Fukuma Fletch

by Fukuma Fletch
Hair Flap Correspondant

10 (More) Little Things

Here, for your reading pleasure, I present the long awaited and highly anticipated second installment of “The Little Things.” (The first part to this series can be found here. -Scott)

1) The post office. The post office has some good differences and some bad. As for the bad, they keep atrocious hours. I think they’re only open from 10:00 to 4:00 or something absurd like that. The nice, however, is that when a package cannot be delivered to the recipient because they’re not home, you can call the post office and arrange a time for it to be redelivered as late at 9:00 p.m.. That is fairly handy.

2) The Internet is still an extremely small part of day to day life from what I can tell. Very few people have home connections and many people’s email addresses are simply accounts through their cell phones. One reason could be for the ridiculous cost of the Internet. I pay $20 (all amounts will be estimated into dollars) for my ISP, which isn’t that different from some US ISP’s, but in Japan all phone calls are charged on a per minutes basis. So I have to pay the phone company an additional $1 every hour I’m online. So if online an hour a day, I’m paying around $50 a month.

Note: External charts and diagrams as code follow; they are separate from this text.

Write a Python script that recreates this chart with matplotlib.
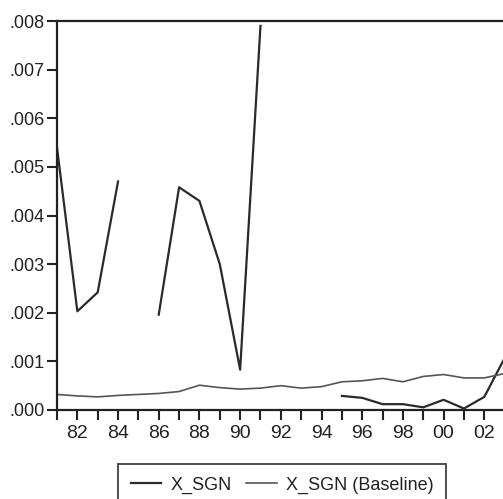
import numpy as np
import matplotlib
matplotlib.use("Agg")
import matplotlib.pyplot as plt
from matplotlib.ticker import FuncFormatter, MultipleLocator

plt.rcParams['font.family'] = ['Liberation Sans', 'DejaVu Sans']

years = np.arange(1981, 2004)
x_sgn = [0.0054, 0.00203, 0.00242, 0.0047, np.nan, 0.00196, 0.00458, 0.0043,
         0.0030, 0.00083, 0.0079, np.nan, np.nan, np.nan, 0.00029, 0.00025,
         0.00012, 0.00012, 0.000055, 0.00021, 0.00003, 0.00027, 0.00107]
x_sgn_base = [0.00032, 0.00029, 0.00027, 0.00030, 0.00032, 0.00034, 0.00038, 0.00051,
              0.00046, 0.00043, 0.00045, 0.00050, 0.00045, 0.00048, 0.00058, 0.00060,
              0.00065, 0.00058, 0.00069, 0.00073, 0.00066, 0.00066, 0.00075]
labels = ["X_SGN", "X_SGN (Baseline)"]

W, H = 503, 499
fig = plt.figure(figsize=(W / 100, H / 100), dpi=100)
left, right_px, top, bottom = 57, 525, 21, 410
ax = fig.add_axes([left / W, 1 - bottom / H, (right_px - left) / W, (bottom - top) / H])

ax.plot(years, x_sgn, color='#2a2a2a', lw=1.6, label=labels[0])
ax.plot(years, x_sgn_base, color='#555555', lw=1.2, label=labels[1])

ax.set_xlim(1981, 2004)
ax.set_ylim(0, 0.008)
ax.set_xticks(np.arange(1982, 2004, 2))
ax.xaxis.set_minor_locator(MultipleLocator(1))
ax.yaxis.set_major_locator(MultipleLocator(0.001))
ax.xaxis.set_major_formatter(FuncFormatter(lambda v, p: f"{int(round(v)) % 100:02d}"))
ax.yaxis.set_major_formatter(FuncFormatter(lambda v, p: f"{v:.3f}"[1:] if v >= 0 else f"{v:.3f}"))

for s in ax.spines.values():
    s.set_linewidth(1.6)
    s.set_color('#222222')

ax.tick_params(axis='both', which='both', direction='out', length=7, width=1.5, colors='#222222')
ax.tick_params(axis='x', which='major', pad=4, labelsize=14, labelcolor='#222222')
ax.tick_params(axis='y', which='major', pad=2, labelsize=13, labelcolor='#222222')

leg = fig.legend(loc='upper left', bbox_to_anchor=(118 / W, 1 - 464 / H), ncol=2,
                 frameon=True, fancybox=False, edgecolor='#222222', fontsize=13,
                 handlelength=1.7, handletextpad=0.5, columnspacing=0.8,
                 borderpad=0.7, borderaxespad=0)
leg.get_frame().set_linewidth(1.4)
for t in leg.get_texts():
    t.set_color('#222222')

fig.savefig("out.png", dpi=100)
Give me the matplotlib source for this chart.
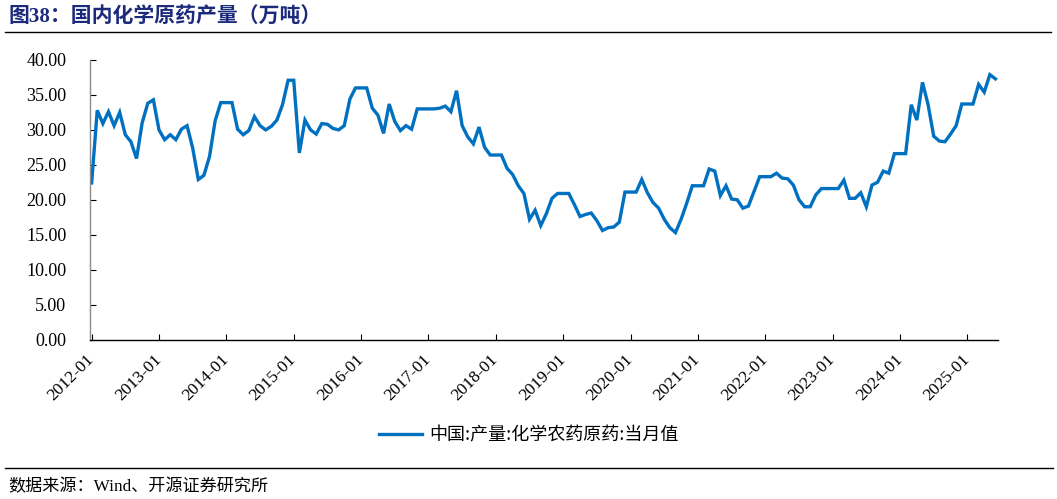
import numpy as np
import pandas as pd
import matplotlib
matplotlib.use('Agg')
import matplotlib.pyplot as plt

# 中国:产量:化学农药原药:当月值 (万吨), 2012-01 ~ 2025-06
y2012 = [22.4, 32.8, 30.9, 32.6, 30.6, 32.5, 29.3, 28.3, 25.9, 31.0, 33.8, 34.3]
y2013 = [30.0, 28.6, 29.3, 28.6, 30.1, 30.6, 27.4, 22.9, 23.5, 26.2, 31.3, 33.9]
y2014 = [33.9, 33.9, 30.1, 29.3, 29.9, 31.9, 30.6, 30.0, 30.5, 31.4, 33.6, 37.1]
y2015 = [37.1, 26.7, 31.4, 30.0, 29.4, 30.9, 30.8, 30.2, 30.0, 30.6, 34.4, 36.0]
y2016 = [36.0, 36.0, 33.1, 32.1, 29.5, 33.7, 31.2, 29.9, 30.6, 30.1, 33.0, 33.0]
y2017 = [33.0, 33.0, 33.1, 33.4, 32.6, 35.6, 30.6, 29.0, 28.0, 30.4, 27.5, 26.4]
y2018 = [26.4, 26.4, 24.5, 23.6, 22.0, 20.9, 17.2, 18.5, 16.3, 18.0, 20.2, 20.9]
y2019 = [20.9, 20.9, 19.3, 17.6, 17.9, 18.1, 17.0, 15.6, 16.0, 16.1, 16.8, 21.1]
y2020 = [21.1, 21.1, 22.9, 21.0, 19.6, 18.8, 17.2, 16.0, 15.3, 17.2, 19.5, 22.0]
y2021 = [22.0, 22.0, 24.4, 24.1, 20.6, 22.0, 20.1, 20.0, 18.8, 19.1, 21.2, 23.3]
y2022 = [23.3, 23.3, 23.8, 23.1, 23.0, 22.1, 20.0, 19.0, 19.0, 20.7, 21.6, 21.6]
y2023 = [21.6, 21.6, 22.8, 20.2, 20.2, 21.0, 19.0, 22.1, 22.5, 24.1, 23.8, 26.6]
y2024 = [26.6, 26.6, 33.6, 31.4, 36.8, 33.6, 29.1, 28.4, 28.3, 29.4, 30.6, 33.7]
y2025 = [33.7, 33.7, 36.5, 35.4, 37.9, 37.3]

values = (y2012 + y2013 + y2014 + y2015 + y2016 + y2017 + y2018
          + y2019 + y2020 + y2021 + y2022 + y2023 + y2024 + y2025)
months = pd.date_range('2012-01-01', periods=len(values), freq='MS')
tick_labels = [m.strftime('%Y-%m') for m in months if m.month == 1]
y_ticks = [0, 5, 10, 15, 20, 25, 30, 35, 40]

serif = ['Liberation Serif', 'Noto Sans CJK SC']
cjk = ['Noto Sans CJK SC', 'DejaVu Sans']

fig = plt.figure(figsize=(10.57, 4.99), dpi=100)
ax = fig.add_axes([0.0851, 0.3196, 0.8588, 0.5602])

x = np.arange(len(values))
ax.plot(x, values, color='#0070C0', lw=2.4, solid_joinstyle='miter')

ax.set_xlim(-0.3, len(values) - 0.6)
ax.set_ylim(0, 40)
ax.set_yticks(y_ticks)
ax.set_yticklabels(['%.2f' % v for v in y_ticks], family=serif, fontsize=13)
ax.set_xticks(x[::12])
ax.set_xticklabels(tick_labels, family=serif, fontsize=12.5, rotation=45,
                   ha='right', va='center', rotation_mode='anchor')
ax.tick_params(axis='both', direction='in', length=4, width=0.8)
ax.tick_params(axis='x', pad=13)
ax.tick_params(axis='y', pad=17)
for lab in ax.get_xticklabels():
    lab.set_x(lab.get_position()[0])

for s in ['top', 'right']:
    ax.spines[s].set_visible(False)
ax.spines['left'].set_color('#8c8c8c')
ax.spines['bottom'].set_color('#000000')
ax.spines['left'].set_linewidth(1.0)
ax.spines['bottom'].set_linewidth(1.0)

leg = ax.legend(['中国:产量:化学农药原药:当月值'], loc='center',
                bbox_to_anchor=(0.5, 0.128), bbox_transform=fig.transFigure,
                frameon=False, prop={'family': cjk, 'size': 13},
                handlelength=2.4, handletextpad=0.4)

fig.text(0.008, 0.965, '图38：国内化学原药产量（万吨）', family=serif,
         fontsize=15, fontweight='bold', color='#1c2a7a', va='center')
fig.add_artist(plt.Line2D([0.005, 0.994], [0.936, 0.936], color='black',
                          lw=1.0, transform=fig.transFigure))
fig.add_artist(plt.Line2D([0.005, 0.996], [0.062, 0.062], color='black',
                          lw=1.0, transform=fig.transFigure))
fig.text(0.008, 0.024, '数据来源：Wind、开源证券研究所', family=serif,
         fontsize=12.3, color='black', va='center')

fig.savefig('out.png', dpi=100)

3) The convenience stores over here are fantastic for one amazing reason, OK two reasons. The first reason is because you can pay your bills at the local 7-Eleven. All the bills (phone, power, water, etc.) are coded and can be read by machines at all the convenience stores. I quite like the fact that I can walk one block to an AM-PM or Mini Mart and pay all of my bills for the month. They also sell liquor which, like the name implies, happens to be quite convenient.

4) Another interesting thing about the school systems is that there seems to be no system for any kind of discipline. The students can do whatever they want and, from what I can tell, will never get into any trouble for any of it. There is no such thing as suspension, detention, or anything even like it except for the most grievous of offenses. (Fact: first use of the word ‘grievous’ on Hair Flap. -Scott) If students don’t want to go to class, they will just stand up in the middle of a lecture, start dialing their cell phone, and walk out of class. If a teacher tries to stop them, the student will quite often talk back, and in some rare occasions even hit the teachers in the arm or slap them in the face. This is rather rare, but not as rare as you might think. And the students never get into any trouble.

5) One great thing about my work environment is that sleeping at my desk is perfectly acceptable. If I’m tired, I can just lay my head down on my desk and take a nap, and it’s perfectly acceptable. A “smoking room” equipped with a full set of leather sofas and recliners adjoin our teacher’s room. It’s quite common to find several teachers throughout the day taking twenty-minute naps in between classes. The after lunch nap is quite popular, for obvious reasons. You really have to chow down your food to make sure you get a spot.

6) In Japanese schools, the students all stay in the same classroom and the teachers move around to the different classes. The homeroom classes consist of 35 or 36 kids and these kids are together for every single class the entire year.

7) The intercom music selection at the local supermarket is rather interesting. They seem to have a thing for American Rock n Roll Musac. You haven’t experienced shopping until you’re listening to Guns ‘n’ Roses, “You Could be Mine,” or Aerosmith’s, “Dude Look Likes a Lady,” musac versions, while strolling down the produce aisle.

8) The huge majority of public restrooms, the park kind as well as the restaurant kind, are completely devoid of paper towels, and often of toilet paper as well. It is the individual’s responsibility to carry around tissue paper and a handkerchief. Otherwise, you might find yourself in a bit of a predicament. Napkins can also be hard to come by. I suppose the reasoning is that with chopsticks you should never get your hands dirty anyway. And like in Europe, when you ask for a glass of water, you get about half a shot glass full. After all, why would anyone drink water when you could drink tea?

9) For as polite and cultured as the Japanese society is, would you believe that both chewing with your mouth open and talking with food in your mouth don’t seem to be against the rules? I must say, seeing my immaculately dressed, extremely polite and otherwise genteel principal spitting rice out of his mouth while answering a question is quite a sight.

10) And for the last “little thing” of this edition, did I mention that everything is in Japanese over here?